## begin
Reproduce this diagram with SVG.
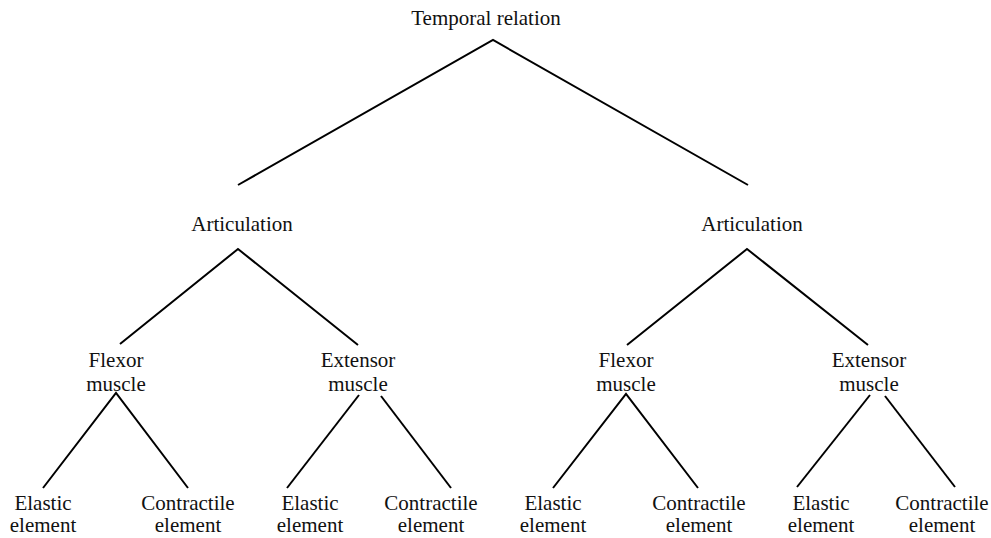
<svg xmlns="http://www.w3.org/2000/svg" width="991" height="538" viewBox="0 0 991 538">
  <style>
    .lbl { font-family: "Liberation Serif", "Times New Roman", serif; font-size: 21px; fill: #111; text-anchor: middle; }
    .edge { stroke: #000; stroke-width: 2; fill: none; }
  </style>
  <rect width="991" height="538" fill="#fff"/>

  <g id="connectors">
    <!-- root to articulations -->
    <polyline class="edge" points="238,185 493,40 748,185"/>
    <!-- left articulation -->
    <polyline class="edge" points="120,344 238,249 358,345"/>
    <!-- right articulation -->
    <polyline class="edge" points="627,345 747,249 868,345"/>
    <!-- left flexor -->
    <polyline class="edge" points="43,488 116,393 188,488"/>
    <!-- left extensor -->
    <line class="edge" x1="359" y1="395" x2="287" y2="488"/>
    <line class="edge" x1="381" y1="396" x2="451" y2="488"/>
    <!-- right flexor -->
    <polyline class="edge" points="553,488 626,394 698,488"/>
    <!-- right extensor -->
    <line class="edge" x1="870" y1="395" x2="797" y2="487"/>
    <line class="edge" x1="885" y1="396" x2="955" y2="487"/>
  </g>

  <g id="temporal-relation"><text class="lbl" x="486" y="25">Temporal relation</text></g>

  <g id="articulation-left"><text class="lbl" x="242" y="231">Articulation</text></g>
  <g id="articulation-right"><text class="lbl" x="752" y="231">Articulation</text></g>

  <g id="flexor-left"><text class="lbl" x="116" y="367">Flexor</text><text class="lbl" x="116" y="391">muscle</text></g>
  <g id="extensor-left"><text class="lbl" x="358" y="367">Extensor</text><text class="lbl" x="358" y="391">muscle</text></g>
  <g id="flexor-right"><text class="lbl" x="626" y="367">Flexor</text><text class="lbl" x="626" y="391">muscle</text></g>
  <g id="extensor-right"><text class="lbl" x="869" y="367">Extensor</text><text class="lbl" x="869" y="391">muscle</text></g>

  <g id="elastic-1"><text class="lbl" x="43" y="510">Elastic</text><text class="lbl" x="43" y="532">element</text></g>
  <g id="contractile-1"><text class="lbl" x="188" y="510">Contractile</text><text class="lbl" x="188" y="532">element</text></g>
  <g id="elastic-2"><text class="lbl" x="310" y="510">Elastic</text><text class="lbl" x="310" y="532">element</text></g>
  <g id="contractile-2"><text class="lbl" x="431" y="510">Contractile</text><text class="lbl" x="431" y="532">element</text></g>
  <g id="elastic-3"><text class="lbl" x="553" y="510">Elastic</text><text class="lbl" x="553" y="532">element</text></g>
  <g id="contractile-3"><text class="lbl" x="699" y="510">Contractile</text><text class="lbl" x="699" y="532">element</text></g>
  <g id="elastic-4"><text class="lbl" x="821" y="510">Elastic</text><text class="lbl" x="821" y="532">element</text></g>
  <g id="contractile-4"><text class="lbl" x="942" y="510">Contractile</text><text class="lbl" x="942" y="532">element</text></g>
</svg>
## end
* [Aim]:
Omit every picture, then reproduce the rest of the listing exactly.

* [Written response]:
Reproduce this diagram with SVG.
<svg xmlns="http://www.w3.org/2000/svg" width="991" height="538" viewBox="0 0 991 538">
  <style>
    .lbl { font-family: "Liberation Serif", "Times New Roman", serif; font-size: 21px; fill: #111; text-anchor: middle; }
    .edge { stroke: #000; stroke-width: 2; fill: none; }
  </style>
  <rect width="991" height="538" fill="#fff"/>

  <g id="connectors">
    <!-- root to articulations -->
    <polyline class="edge" points="238,185 493,40 748,185"/>
    <!-- left articulation -->
    <polyline class="edge" points="120,344 238,249 358,345"/>
    <!-- right articulation -->
    <polyline class="edge" points="627,345 747,249 868,345"/>
    <!-- left flexor -->
    <polyline class="edge" points="43,488 116,393 188,488"/>
    <!-- left extensor -->
    <line class="edge" x1="359" y1="395" x2="287" y2="488"/>
    <line class="edge" x1="381" y1="396" x2="451" y2="488"/>
    <!-- right flexor -->
    <polyline class="edge" points="553,488 626,394 698,488"/>
    <!-- right extensor -->
    <line class="edge" x1="870" y1="395" x2="797" y2="487"/>
    <line class="edge" x1="885" y1="396" x2="955" y2="487"/>
  </g>

  <g id="temporal-relation"><text class="lbl" x="486" y="25">Temporal relation</text></g>

  <g id="articulation-left"><text class="lbl" x="242" y="231">Articulation</text></g>
  <g id="articulation-right"><text class="lbl" x="752" y="231">Articulation</text></g>

  <g id="flexor-left"><text class="lbl" x="116" y="367">Flexor</text><text class="lbl" x="116" y="391">muscle</text></g>
  <g id="extensor-left"><text class="lbl" x="358" y="367">Extensor</text><text class="lbl" x="358" y="391">muscle</text></g>
  <g id="flexor-right"><text class="lbl" x="626" y="367">Flexor</text><text class="lbl" x="626" y="391">muscle</text></g>
  <g id="extensor-right"><text class="lbl" x="869" y="367">Extensor</text><text class="lbl" x="869" y="391">muscle</text></g>

  <g id="elastic-1"><text class="lbl" x="43" y="510">Elastic</text><text class="lbl" x="43" y="532">element</text></g>
  <g id="contractile-1"><text class="lbl" x="188" y="510">Contractile</text><text class="lbl" x="188" y="532">element</text></g>
  <g id="elastic-2"><text class="lbl" x="310" y="510">Elastic</text><text class="lbl" x="310" y="532">element</text></g>
  <g id="contractile-2"><text class="lbl" x="431" y="510">Contractile</text><text class="lbl" x="431" y="532">element</text></g>
  <g id="elastic-3"><text class="lbl" x="553" y="510">Elastic</text><text class="lbl" x="553" y="532">element</text></g>
  <g id="contractile-3"><text class="lbl" x="699" y="510">Contractile</text><text class="lbl" x="699" y="532">element</text></g>
  <g id="elastic-4"><text class="lbl" x="821" y="510">Elastic</text><text class="lbl" x="821" y="532">element</text></g>
  <g id="contractile-4"><text class="lbl" x="942" y="510">Contractile</text><text class="lbl" x="942" y="532">element</text></g>
</svg>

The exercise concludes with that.